How I moved my blog from Ghost to Hexo
I used to use a self-hosted Ghost blogging platform the last two years. I managed to ship it with my own theme and a few applications, even though they were experimental. The version 0.11 is abandoned now as its LTS support expired on 20th of March 2017. I also had a lot of problems with updating to the 1.0 branch, so I decided to move on to Hexo - a static page generator.
Problems
What did prevent me from migrating to Ghost 1.0? First of all, the database. My favourite PostgreSQL server is no longer supported by Ghost. I was happy with the setup I had and didn’t want to apply any changes to the infrastructure which worked well. Ok, ok, I admit that changing the database software was not a technical blocker but rather a friction.
The real blocker was the fact that I used Ghost installed as a node package and it caused a lot of problems with paths, like this. Also my applications didn’t work after migration: Suddenly all require
calls were stubbed and some extra logic was applied there which made all my applications fail to launch. Finally, my theme used custom helpers and you cannot simply activate such themes in the new Ghost (see).
Content
The next step was to migrate my content - 13 posts in total. I exported all data from Ghost to JSON using the built-in exporter. Using hexo-migrator-ghost made the migration easier, but not fully automatic. I used Cloudinary storage, so I had to fix all the URLs of my images. Timestamps were also not correctly applied and I had to fix the publish date for every post. I had to migrate the tags manually. Also I had custom code to embed Tommy The Runner, but this part of the process is described below.
Tommy
To make my testing course more enjoyable and engaging I added a simple playground environment a while ago. You can see an example at the bottom of the Introduction to the BDD c(o)urse. This playground is powered by Tommy The Runner and is embedded via slug. It used to be an HTML comment with the id of the exercise in my blog post. With Hexo I embed them using the Tag Plugin. Now it looks like this:
{% tommy_example mocha-chai-sinon %}
And I like it!
Theme
My custom nono
theme was written using Handlebars. During the migration I converted it to Pug.

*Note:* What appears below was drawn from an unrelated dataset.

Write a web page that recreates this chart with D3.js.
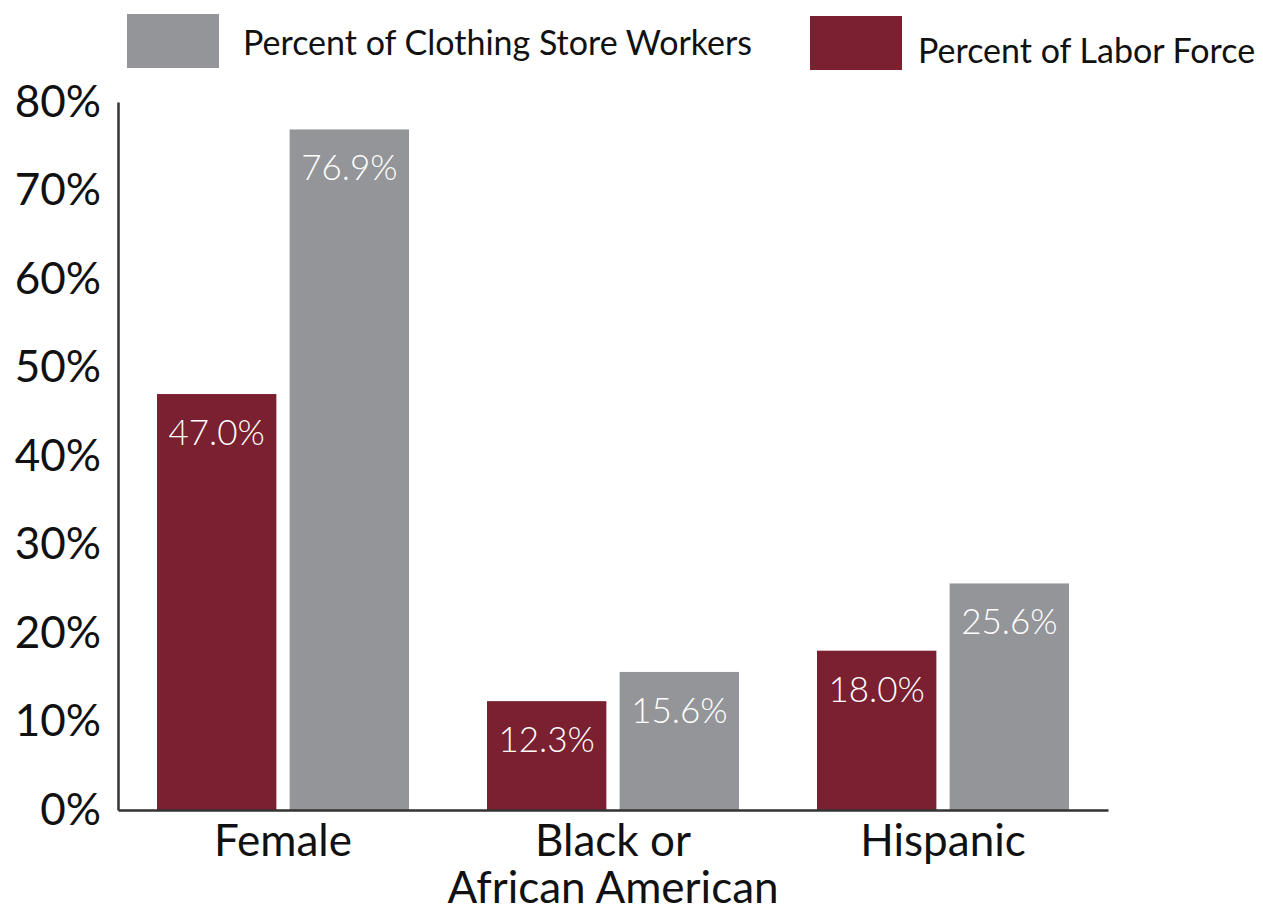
<!DOCTYPE html>
<html><head><meta charset="utf-8">
<script src="https://cdn.jsdelivr.net/npm/d3@7"></script>
<style>
body{margin:0;background:#fff;}
text{font-family:Lato,"Open Sans",sans-serif;}
</style></head>
<body><svg id="chart" width="1263" height="913"></svg>
<script>
const categories = [["Female"], ["Black or", "African American"], ["Hispanic"]];
const categoryKeys = ["Female", "Black or African American", "Hispanic"];
const seriesNames = ["Percent of Labor Force", "Percent of Clothing Store Workers"];
const laborForce = [47.0, 12.3, 18.0];
const clothingWorkers = [76.9, 15.6, 25.6];
const yTicks = [0, 10, 20, 30, 40, 50, 60, 70, 80];
const colors = {"Percent of Labor Force": "#7a2030", "Percent of Clothing Store Workers": "#939598"};

const svg = d3.select("#chart");
const x0 = d3.scaleBand().domain(categoryKeys).range([118, 1108]).padding(0);
const x1 = d3.scaleBand().domain(seriesNames).range([39, 291]).paddingInner(0.1).paddingOuter(0);
const y = d3.scaleLinear().domain([0, 80]).range([810, 102]);

const data = categoryKeys.map((c, i) => ({cat: c, values: [
  {s: seriesNames[0], v: laborForce[i]},
  {s: seriesNames[1], v: clothingWorkers[i]}
]}));

// bars
const g = svg.append("g").selectAll("g").data(data).join("g")
  .attr("transform", d => `translate(${x0(d.cat)},0)`);
g.selectAll("rect").data(d => d.values).join("rect")
  .attr("x", d => x1(d.s)).attr("width", x1.bandwidth())
  .attr("y", d => y(d.v)).attr("height", d => y(0) - y(d.v))
  .attr("fill", d => colors[d.s]);
g.selectAll("text.val").data(d => d.values).join("text").attr("class", "val")
  .attr("x", d => x1(d.s) + x1.bandwidth() / 2)
  .attr("y", d => y(d.v) + 51)
  .attr("text-anchor", "middle").attr("fill", "#fff")
  .attr("font-size", 35).attr("font-weight", 300)
  .text(d => d.v.toFixed(1) + "%");

// y axis
const yAxis = d3.axisLeft(y).tickValues(yTicks).tickSize(0).tickPadding(17).tickFormat(d => d + "%");
const ya = svg.append("g").attr("transform", "translate(118,0)").call(yAxis);
ya.select(".domain").attr("stroke", "#333").attr("stroke-width", 2.5);
ya.selectAll("text").attr("font-size", 44).attr("fill", "#111").attr("font-family", "Lato");

// x axis
const xAxis = d3.axisBottom(x0).tickSize(0).tickFormat("");
const xa = svg.append("g").attr("transform", "translate(0,810)").call(xAxis);
xa.select(".domain").attr("stroke", "#333").attr("stroke-width", 2.5);
xa.selectAll(".tick").each(function(d, i) {
  const t = d3.select(this).append("text").attr("fill", "#111").attr("font-size", 44)
    .attr("text-anchor", "middle").attr("font-family", "Lato");
  categories[i].forEach((line, j) => {
    t.append("tspan").attr("x", 0).attr("y", 46 + j * 47).text(line);
  });
});

// legend
const legendItems = [
  {s: seriesNames[1], rx: 127, ry: 14, tx: 243, ty: 55},
  {s: seriesNames[0], rx: 810, ry: 16, tx: 918, ty: 63}
];
const lg = svg.append("g").selectAll("g").data(legendItems).join("g");
lg.append("rect").attr("x", d => d.rx).attr("y", d => d.ry).attr("width", 92).attr("height", 54)
  .attr("fill", d => colors[d.s]);
lg.append("text").attr("x", d => d.tx).attr("y", d => d.ty).attr("font-size", 34)
  .attr("fill", "#111").text(d => d.s);
</script></body></html>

For each Ghost variable I had to find a corresponding function in Hexo environment. I expected this part to be the most complicated, but it turned out to be fairly simple.
Still with Dokku
As I’m a happy user of Dokku since its early stages, I’m not going to drop it anytime soon. To serve the blog I use hexo generate
to build static files and serve the content using nginx buildpack. I had to adjust the default configuration for nginx a bit though. I fixed the redirects by adding:
port_in_redirect off;
Without it all redirects were going to https://blog.ertrzyiks.me:5000
by default. Also I had to modify the fallback for try_files
to properly handle 404 errors.
# Original config
try_files $uri $uri/ /index.html;
# With proper 404
try_files $uri $uri/ /404.html;
That’s it
I miss the nice editor I had in Ghost, but other aspects are just better now:
- Static content is faster
- Hexo configuration is easy to maintain
- I have an automatic backup of my posts and assets (in git repository).